- To be done
Tell how many lines carry the word "chart"; the reply is the number and nothing else.

- Data listing

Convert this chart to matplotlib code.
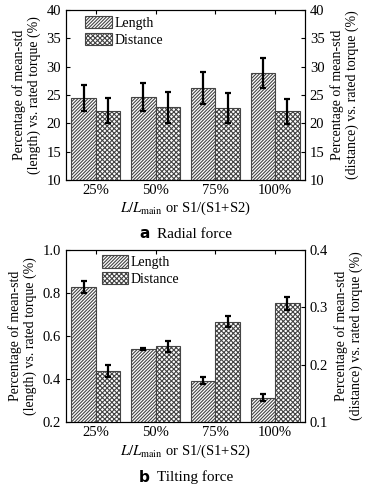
---
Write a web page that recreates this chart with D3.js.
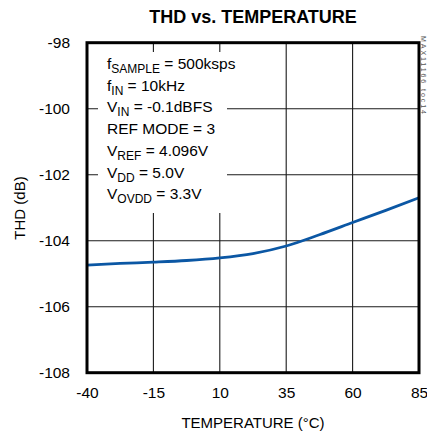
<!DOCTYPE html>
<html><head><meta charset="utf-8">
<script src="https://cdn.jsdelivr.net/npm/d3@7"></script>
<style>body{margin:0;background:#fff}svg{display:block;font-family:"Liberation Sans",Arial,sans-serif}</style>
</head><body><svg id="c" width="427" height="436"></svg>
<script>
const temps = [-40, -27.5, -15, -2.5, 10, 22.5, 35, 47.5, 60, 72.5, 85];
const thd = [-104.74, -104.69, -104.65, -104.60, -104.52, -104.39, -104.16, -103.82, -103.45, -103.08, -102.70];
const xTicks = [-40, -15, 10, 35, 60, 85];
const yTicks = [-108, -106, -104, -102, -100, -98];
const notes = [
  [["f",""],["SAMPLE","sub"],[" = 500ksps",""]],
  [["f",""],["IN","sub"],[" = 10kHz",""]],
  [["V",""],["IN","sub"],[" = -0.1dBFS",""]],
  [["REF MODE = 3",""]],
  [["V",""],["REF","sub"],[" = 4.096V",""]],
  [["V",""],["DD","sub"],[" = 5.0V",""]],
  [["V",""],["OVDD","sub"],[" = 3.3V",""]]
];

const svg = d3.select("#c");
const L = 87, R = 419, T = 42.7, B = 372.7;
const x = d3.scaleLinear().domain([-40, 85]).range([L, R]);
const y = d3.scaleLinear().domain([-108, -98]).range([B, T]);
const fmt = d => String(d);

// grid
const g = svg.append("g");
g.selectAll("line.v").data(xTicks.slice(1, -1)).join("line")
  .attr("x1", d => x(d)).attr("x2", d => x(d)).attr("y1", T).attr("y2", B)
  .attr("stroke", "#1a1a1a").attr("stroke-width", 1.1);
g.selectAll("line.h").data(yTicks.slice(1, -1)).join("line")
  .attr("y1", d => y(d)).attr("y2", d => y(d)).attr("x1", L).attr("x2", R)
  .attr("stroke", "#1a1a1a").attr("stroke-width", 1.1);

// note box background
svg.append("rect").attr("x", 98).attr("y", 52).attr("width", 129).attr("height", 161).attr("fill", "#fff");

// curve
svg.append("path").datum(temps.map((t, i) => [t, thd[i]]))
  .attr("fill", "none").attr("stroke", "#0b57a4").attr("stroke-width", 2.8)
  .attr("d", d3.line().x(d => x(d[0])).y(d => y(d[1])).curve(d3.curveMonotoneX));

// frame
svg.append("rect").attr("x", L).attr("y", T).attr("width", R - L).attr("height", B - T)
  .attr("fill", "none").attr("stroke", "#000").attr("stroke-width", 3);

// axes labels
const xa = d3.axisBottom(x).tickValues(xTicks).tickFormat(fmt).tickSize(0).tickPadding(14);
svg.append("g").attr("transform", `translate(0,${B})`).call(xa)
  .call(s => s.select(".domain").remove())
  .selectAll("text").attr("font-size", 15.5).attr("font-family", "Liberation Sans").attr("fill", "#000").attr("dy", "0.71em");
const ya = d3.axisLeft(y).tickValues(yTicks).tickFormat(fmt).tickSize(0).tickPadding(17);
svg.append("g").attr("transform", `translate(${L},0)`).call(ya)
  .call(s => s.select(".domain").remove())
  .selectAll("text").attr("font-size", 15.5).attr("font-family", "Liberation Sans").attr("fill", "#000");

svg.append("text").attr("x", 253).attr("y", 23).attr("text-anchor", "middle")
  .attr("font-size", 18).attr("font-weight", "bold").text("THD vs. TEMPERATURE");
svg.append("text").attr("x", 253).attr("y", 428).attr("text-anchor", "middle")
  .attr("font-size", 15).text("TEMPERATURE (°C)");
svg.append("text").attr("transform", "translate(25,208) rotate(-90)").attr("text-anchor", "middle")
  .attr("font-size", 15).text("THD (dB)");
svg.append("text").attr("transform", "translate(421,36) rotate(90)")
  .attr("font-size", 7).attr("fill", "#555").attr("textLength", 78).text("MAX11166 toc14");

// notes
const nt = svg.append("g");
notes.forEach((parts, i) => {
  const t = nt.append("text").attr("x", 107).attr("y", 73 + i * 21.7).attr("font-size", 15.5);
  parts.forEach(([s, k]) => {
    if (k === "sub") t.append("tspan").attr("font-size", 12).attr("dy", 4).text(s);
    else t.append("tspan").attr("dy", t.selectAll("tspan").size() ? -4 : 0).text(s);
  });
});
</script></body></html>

- Exercise result
2